Like other native American movements–Populism, Progressivism and the various “new radicalisms” of this century–Reaganism lacks sharp ideological definition and programmatic coherence. It has not yet produced a unitary creed to resolve the differences among its components: the Moral Majority, the corporate class, blue-collar ethnics and the country-club set. The contest between monetarists and supply-siders is still undecided. Reaganism seems vague, trendy, spontaneous, opportunistic, impressionistic and contradictory. But not always: those who are making the movement have a precise idea of their goals and a fair sense of the strategies to achieve them. They have located a social base to support their campaign; they have developed an institutional network to maintain it; they are fashioning an economic system to feed it; and they have invented educational policies to supply it with manpower for generations to come. However amorphous any of those elements may look at the moment, the whole Reaganist project has the spin, the feel, the significance of a force of history.

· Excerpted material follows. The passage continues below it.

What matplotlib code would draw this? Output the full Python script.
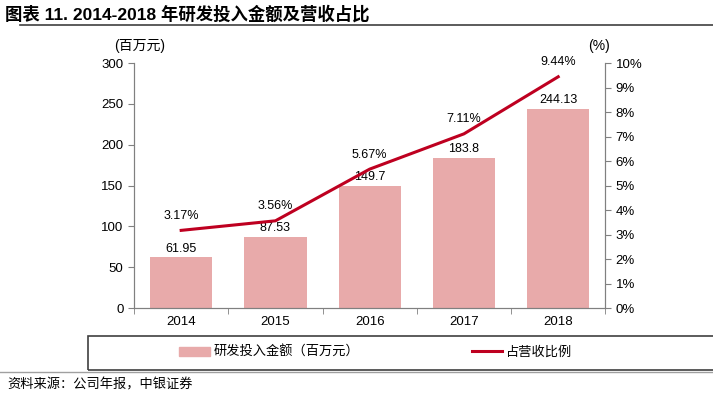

The rise of Reaganism is focused in the electoral arena this year, but it is not primarily a phenomenon of political campaigns, public office or even Republican Administrations. A landslide victory for Reagan and his allies next week would certainly advance the movement, but a good Democratic showing would not stop or reverse it. For power is already in place to continue the movement’s mission in the coming years. The first targets of choice are clear: all those liberal institutions that have defined and shaped American culture for fifty years or more–the press, the churches, unions, academia, local public education, urban government, philanthropic foundations, the artistic establishment, Hollywood, publishing, Federal service, the liberal professions and their organizations. They will come under increasing pressure to redirect their orientation along lines that have already been drawn, to change their social roles, to reassess their values, Even the term “liberalism” has been dropped from polite political discourse. A major ideological conflict is under way.
It’s not necessary to establish a conspiracy or identify a cabal to confirm the reality of Reaganism. The course of the movement may be directed, as an editor of The Times of London once said of his paper’s editorial policy, “by a committee that never meets.” Actually, subcommittees do meet: the Madison Club of right-wing strategists in Washington, working groups of religious leaders and their political associates, forums of economists, military experts and foreign affairs specialists. But the degree of self-consciousness is less significant than the amount of motivation the movers and shakers possess. And anyway, a committee of conspirators with a published nomenklatura would offer too easy a target for critics eager to personify the enemy.